Pete retorted that Olsen wasn’t interviewed until two days after the incident, when he was no longer drunk. He also had his lawyer by his side.
“I wish I had the same opportunity that Olsen got. I wish I could have had a day or two to get my head clear – like they did for him,” Pete said.
Other testimony Monday afternoon came from the police officers who investigated the shooting.
Spokane police Sgt. Joel Fertakis, the graveyard-shift supervisor the night of the shooting, said he stopped Main as she entered Peaceful Valley in Olsen’s truck shortly after the shooting, driving the wrong way on Monroe Street before making a fast turn onto Main Avenue.
As he got out of his patrol car, Fertakis said he noticed a man about 30 feet away whose face was obscured by a red hooded jacket, walking east on Main. The man glanced his way but kept walking.
At the time, police were looking for Olsen and feared he’d been shot, Fertakis said.
“There’s a strong brotherhood with police officers. … I feared for the worst that Jay Olsen had been shot and he was laying up there in the darkness,” Fertakis said.
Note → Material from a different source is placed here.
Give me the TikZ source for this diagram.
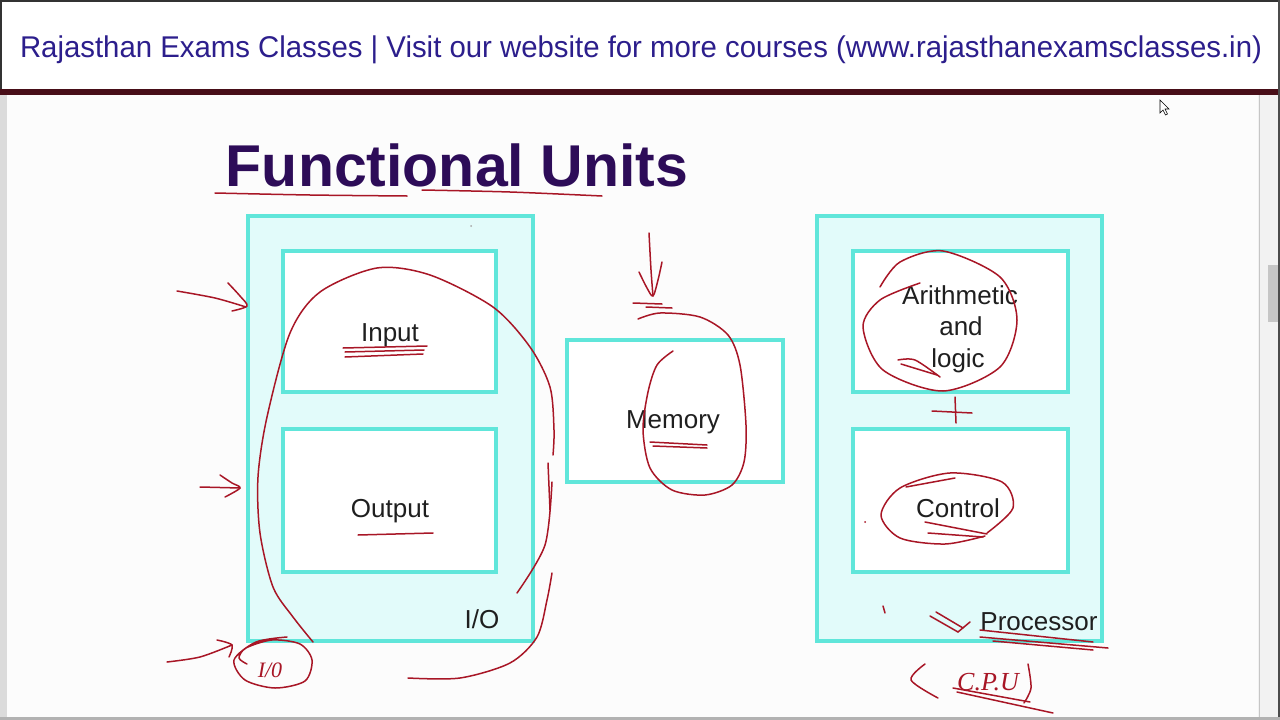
\documentclass[tikz,border=0pt]{standalone}
\usepackage{fontspec}
\setmainfont{Liberation Sans}
\newfontfamily\handfont{Liberation Serif}
\usepackage{graphicx}
\definecolor{hdrblue}{RGB}{44,30,140}
\definecolor{titlepurple}{RGB}{45,12,88}
\definecolor{turq}{RGB}{96,230,218}
\definecolor{cyanfill}{RGB}{226,251,250}
\definecolor{pen}{RGB}{168,22,38}
\definecolor{maroonband}{RGB}{72,14,24}
\tikzset{
  outerbox/.style={draw=turq, line width=4pt, fill=cyanfill, inner sep=0pt},
  innerbox/.style={draw=turq, line width=4pt, fill=white, inner sep=0pt},
  lbl/.style={font=\fontsize{26}{28}\selectfont, text=black!88, inner sep=0pt, anchor=base},
  ink/.style={draw=pen, line width=1.5pt, line cap=round, line join=round},
  handtext/.style={text=pen, inner sep=0pt, font=\handfont\itshape\fontsize{22}{22}\selectfont}
}
\begin{document}
\begin{tikzpicture}[x=1pt,y=-1pt]
\useasboundingbox (0,0) rectangle (1280,720);
% page background
\fill[white!99!black] (0,0) rectangle (1280,720);
% header
\fill[white] (0,0) rectangle (1280,90);
\draw[black!80, line width=1.5pt] (0,0.75) -- (1280,0.75);
\draw[black!80, line width=1.5pt] (0.75,0) -- (0.75,90);
\fill[maroonband] (0,89) rectangle (1280,95);
\node[anchor=base, inner sep=0pt, text=hdrblue] (header) at (641,57)
  {\resizebox{1242pt}{\height}{\fontsize{30}{32}\selectfont Rajasthan Exams Classes | Visit our website for more courses (www.rajasthanexamsclasses.in)}};
% side strips
\fill[gray!28] (0,95) rectangle (7,718);
\fill[gray!10] (1258,95) rectangle (1278,718);
\draw[gray!45, line width=1pt] (1259,95) -- (1259,718);
\fill[gray!45] (1268,265) rectangle (1278,322);
\fill[black!70] (1278,0) rectangle (1280,720);
\fill[gray!60] (0,717) rectangle (1280,720);
% cursor
\draw[black, line width=0.6pt, fill=white] (1160,100) -- (1160,113) -- (1163,110) -- (1165.5,115) -- (1167.5,114) -- (1165,109) -- (1169,109) -- cycle;

% title
\node[anchor=base, inner sep=0pt, text=titlepurple, font=\bfseries\fontsize{59}{60}\selectfont] (title) at (457,186) {Functional Units};

% boxes
\node[outerbox, minimum width=285pt, minimum height=425pt] (io) at (390.5,428.5) {};
\node[innerbox, minimum width=213pt, minimum height=141pt] (inbox) at (389.5,321.5) {};
\node[innerbox, minimum width=213pt, minimum height=143pt] (outbox) at (389.5,500.5) {};
\node[innerbox, minimum width=216pt, minimum height=142pt] (membox) at (675,411) {};
\node[outerbox, minimum width=285pt, minimum height=425pt] (proc) at (959.5,428.5) {};
\node[innerbox, minimum width=215pt, minimum height=141pt] (alubox) at (960.5,321.5) {};
\node[innerbox, minimum width=215pt, minimum height=143pt] (ctrlbox) at (960.5,500.5) {};

% labels
\node[lbl] (inlbl) at (390,341) {Input};
\node[lbl] (outlbl) at (390,517) {Output};
\node[lbl] (iolbl) at (482,628) {I/O};
\node[lbl] (memlbl) at (673,428) {Memory};
\node[lbl] (alu1) at (960,304) {Arithmetic};
\node[lbl] (alu2) at (961,335) {and};
\node[lbl] (alu3) at (958,367) {logic};
\node[lbl] (ctrllbl) at (958,517) {Control};
\node[lbl] (proclbl) at (1039,630) {Processor};

\fill[gray!70] (471,226) circle (1pt);

% ---- handwritten annotations ----
% title underlines
\draw[ink] plot[smooth] coordinates {(215,193) (310,195) (407,196)};
\draw[ink] plot[smooth] coordinates {(422,190) (510,192) (602,196)};
% arrows into I/O
\draw[ink] plot[smooth] coordinates {(177,291) (215,298) (246,307)};
\draw[ink] plot[smooth] coordinates {(228,283) (240,296) (247,306) (232,311)};
\draw[ink] (200,487) -- (240,488);
\draw[ink] plot[smooth] coordinates {(220,475) (232,483) (240,488) (225,497)};
\draw[ink] plot[smooth] coordinates {(167,662) (200,657) (232,645)};
\draw[ink] plot[smooth] coordinates {(217,640) (232,645) (229,657)};
% big loop around I/O
\draw[ink] plot[smooth] coordinates {(313,642) (293,617) (273,587) (260,533) (258,477) (267,417) (290,333) (320,292) (377,268) (430,275) (493,307) (530,347) (550,387) (554,430) (553,455)};
\draw[ink] (548,463) -- (550,510);
\draw[ink] plot[smooth] coordinates {(552,482) (545,545) (517,593)};
\draw[ink] plot[smooth] coordinates {(552,573) (547,600) (537,637) (510,663) (460,678) (408,678)};
% I/o circled
\draw[ink] plot[smooth] coordinates {(287,637) (256,642) (234,660) (245,680) (275,688) (305,681) (312,660) (300,644) (272,640) (246,648) (239,658) (247,664)};
\node[handtext] (iohand) at (270,670) {I/0};
% Input / Output underlines
\draw[ink] (343,348) -- (427,346);
\draw[ink] (345,352) -- (424,350);
\draw[ink] (345,357) -- (423,354);
\draw[ink] (358,535) -- (433,533);
% memory arrow and loop
\draw[ink] plot[smooth] coordinates {(649,233) (651,270) (653,296)};
\draw[ink] plot[smooth] coordinates {(639,272) (647,288) (653,296) (658,280) (662,262)};
\draw[ink] (633,303) -- (662,304);
\draw[ink] (646,307) -- (672,308);
\draw[ink] plot[smooth] coordinates {(638,319) (660,313) (700,317) (728,335) (740,365) (746,425) (744,462) (732,485) (705,495) (672,490) (650,468) (643,430) (648,392) (657,365) (673,351)};
\draw[ink] (650,442) -- (707,445);
\draw[ink] (653,446) -- (707,448);
% ALU circle
\draw[ink] plot[smooth] coordinates {(880,287) (900,262) (943,251) (1000,277) (1017,320) (1000,367) (943,391) (883,370) (863,327) (880,300) (920,283)};
\draw[ink] plot[smooth] coordinates {(898,360) (915,360) (940,377)};
\draw[ink] (901,364) -- (937,375);
% plus
\draw[ink] (955,397) -- (956,423);
\draw[ink] (932,411) -- (972,413);
% Control ellipse
\draw[ink] plot[smooth] coordinates {(987,533) (1013,508) (1002,482) (950,473) (900,488) (881,515) (900,538) (945,544) (985,536)};
\draw[ink] (906,487) -- (955,478);
\draw[ink] (925,522) -- (987,534);
\draw[ink] (928,533) -- (983,537);
\fill[pen] (865,522) circle (1pt);
% Processor arrow and underlines
\draw[ink] (883,606) -- (885,613);
\draw[ink] (930,616) -- (958,632);
\draw[ink] (936,612) -- (963,628);
\draw[ink] (958,632) -- (970,622);
\draw[ink] (980,630) -- (1093,642);
\draw[ink] (980,637) -- (1108,648);
\draw[ink] (993,641) -- (1093,650);
% (C.P.U)
\draw[ink] plot[smooth] coordinates {(925,664) (911,680) (938,698)};
\node[handtext, font=\handfont\itshape\fontsize{26}{26}\selectfont] (cpu) at (988,682) {C.P.U};
\draw[ink] plot[smooth] coordinates {(1028,664) (1031,688) (1024,703)};
\draw[ink] (953,688) -- (1030,702);
\draw[ink] (957,692) -- (1053,713);
\end{tikzpicture}
\end{document}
Minutes later, an intoxicated Olsen identified himself to police officers with his hands in the air, telling them he was armed.
“It immediately struck me he appeared to be the individual who walked right by me and made no effort to contact me. … It bothered me that he’d not done so,” Fertakis said.
Under cross-examination, Cossey suggested Fertakis and Olsen had a tense relationship.
That was true, Fertakis said, noting a “steady deterioration in (Olsen’s) work ethic” and an uptick in his days off for sick time.
Spokane police Officer Zachary Dahle was the first to talk to Olsen after he surrendered his personal Glock pistol.
“Olsen said, ‘Some guy stole my truck and I chased him’ (and) he stated, ‘He turned on me and threatened to kill me,’ ” Dahle said.
Olsen asked Dahle if the man he had chased was a “prolific vehicle thief” and then asked if he was doing OK.
“I told him the male was talking and he was all right. He stated, ‘Damn,’ ” Dahle said.
Under cross-examination, Cossey suggested that Olsen’s “damn” referred to the entire situation he was in – facing an inquest for an officer-involved shooting.
Steinmetz, the deputy prosecutor, was having none of it. He read the section of Dahle’s report to the jury where Olsen inquired into Pete’s fate.
“Olsen asked, is he okay? I (Dahle) said he was talking and I thought he was all right. Olsen then stated, ‘Damn,’ ” the report says.
“So it didn’t have anything to do with the situation, did it?” Steinmetz asked.
“That’s right,” Dahle replied.
Prior to opening statements, in motions without the jury present, Cossey asked Superior Court Judge Jerome Leveque not to allow Steinmetz to tell jurors that Olsen called an attorney the night of the shooting but not 911 or police dispatch.
“It’s his right to seek counsel – it’s improper for the jury to hear that my client during the incident attempted to contact an attorney friend,” Cossey argued.
“It’s a fact he called a lawyer, his union representative and the person he’d been out drinking with. It’s not a comment on his right to have a lawyer,” Steinmetz said.
In a split ruling, Leveque said the jury shouldn’t hear the word “attorney” but allowed the attorney’s name – Melvin Champagne – to be mentioned.
Olsen’s brother, Sgt. Eric Olsen, of the Spokane Police Department’s traffic team, was in the courtroom Monday, as was Spokane County Prosecutor Steve Tucker.
So was Pete’s mother, Diana Cote. In October 2007, she was present in Leveque’s courtroom when a Spokane jury acquitted Pete of charges that he’d stolen Olsen’s truck the night of the shooting.